Answer:
(a) 25C10 x 10! ways
(b) 25C9 x 10! ways
(c) 24C8 x 10! ways
(d) 2 x 24C9 x 10! ways
(e) 2 x 24C8 x 9! ways
Explanation:
Given: We need to arrange 10 letters taken from the alphabet a-z such that:
(a) a is not included in the arrangement:
As a is not included in arrangement, we need to select from remaining 25 alphabets. From 25 alphabets, 10 alphabets can be selected in 25C10 ways and can be arranged in 10! ways.
So, Total no. of ways = 25C10 x 10!
(b) z is included in the arrangement :
Now z is included in the arrangement, so we need to select 9 alphabets from 25 alphabets.
From 25 alphabets, 9 alphabets can be selected in 25C9 ways and can be arranged in 10! ways.
So, Total no. of ways = 25C9 x 10!
(c) both a and z are included in the arrangement:
In this case, we need to select 8 alphabets from 24 alphabets.

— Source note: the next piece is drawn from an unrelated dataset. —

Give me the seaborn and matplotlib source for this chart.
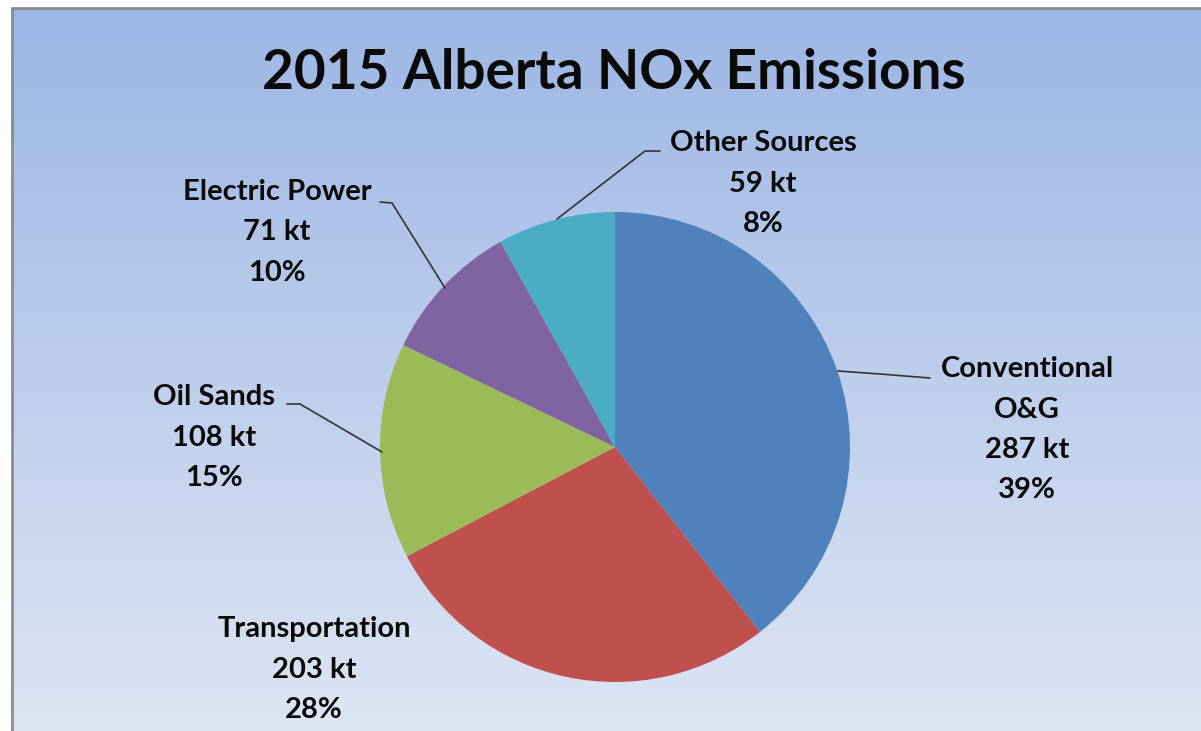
import numpy as np
import seaborn as sns
import matplotlib.pyplot as plt
from matplotlib.colors import LinearSegmentedColormap

# ---- data ----
sources = ["Conventional\nO&G", "Transportation", "Oil Sands", "Electric Power", "Other Sources"]
emissions_kt = [287, 203, 108, 71, 59]
slice_colors = ["#4F81BD", "#C0504D", "#9BBB59", "#8064A2", "#4BACC6"]
title = "2015 Alberta NOx Emissions"

# label block centres (pixel coords, y down) and leader lines
label_pos = [(1027, 369), (314, 629), (214, 397), (277, 192), (763, 143)]
leaders = [
    [(838, 371), (880, 374), (930, 378)],
    None,
    [(382, 452), (300, 404), (287, 404)],
    [(445, 288), (392, 203), (380, 202)],
    [(557, 219), (645, 151), (660, 151)],
]
line_step = 40.5

sns.set_theme(style="white")
plt.rcParams['font.family'] = ['Lato', 'DejaVu Sans']

W, H = 1201, 731
fig = plt.figure(figsize=(W / 100, H / 100), dpi=100)
ax = fig.add_axes([0, 0, 1, 1])

# gradient background
bg = LinearSegmentedColormap.from_list("bg", ["#9CB6E4", "#DDE5F3"])
grad = np.linspace(0, 1, 256).reshape(-1, 1)
ax.imshow(grad, cmap=bg, extent=(12, W, H, 8), aspect='auto', zorder=0)
ax.plot([12, 12], [H, 8], color="#8C8C8C", lw=2, zorder=1)
ax.plot([12, W], [8, 8], color="#8C8C8C", lw=2, zorder=1)

# pie (inverted y axis -> start at -90 going ccw looks clockwise)
ax.pie(emissions_kt, colors=slice_colors, startangle=-90, counterclock=True,
       center=(615, 447), radius=235, wedgeprops=dict(linewidth=0), frame=True)

total = sum(emissions_kt)
for name, v, (x, y), ld in zip(sources, emissions_kt, label_pos, leaders):
    lines = name.split("\n") + [f"{v} kt", f"{round(100 * v / total)}%"]
    for i, s in enumerate(lines):
        ax.text(x, y + i * line_step, s, ha="center", va="center",
                fontsize=21, fontweight="bold", color="#0a0a0a", zorder=3)
    if ld:
        xs, ys = zip(*ld)
        ax.plot(xs, ys, color="#333333", lw=1.2, zorder=2)

ax.text(614, 73, title, ha="center", va="center", fontsize=39.5,
        fontweight="bold", color="#0a0a0a", zorder=3)

ax.set_xlim(0, W)
ax.set_ylim(H, 0)
ax.set_aspect('auto')
ax.axis('off')

fig.savefig("out.png", dpi=100, facecolor="white")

From 24 alphabets, 8 alphabets can be selected in 24C8 ways and can be arranged in 10! ways.
So, Total no. of ways = 24C8 x 10!
(d) Exactly one of a and z appears in the arrangement:
In this case, we need to select one from a and z, so it can be done in 2C1 i.e 2 ways. Now, from 24 alphabets, 9 alphabets can be selected in 24C9 ways and can be arranged in 10! ways.
So, Total no. of ways = 2 x 24C9 x 10!
(e) z and a appear and are adjacent to each other in the arrangement :
In this case, we need to select 8 alphabets from 24 alphabets and this can be done in 24C8 ways. z and a can be arranged in 2 ways.
So, Total no. of ways = 2 x 24C8 x 9!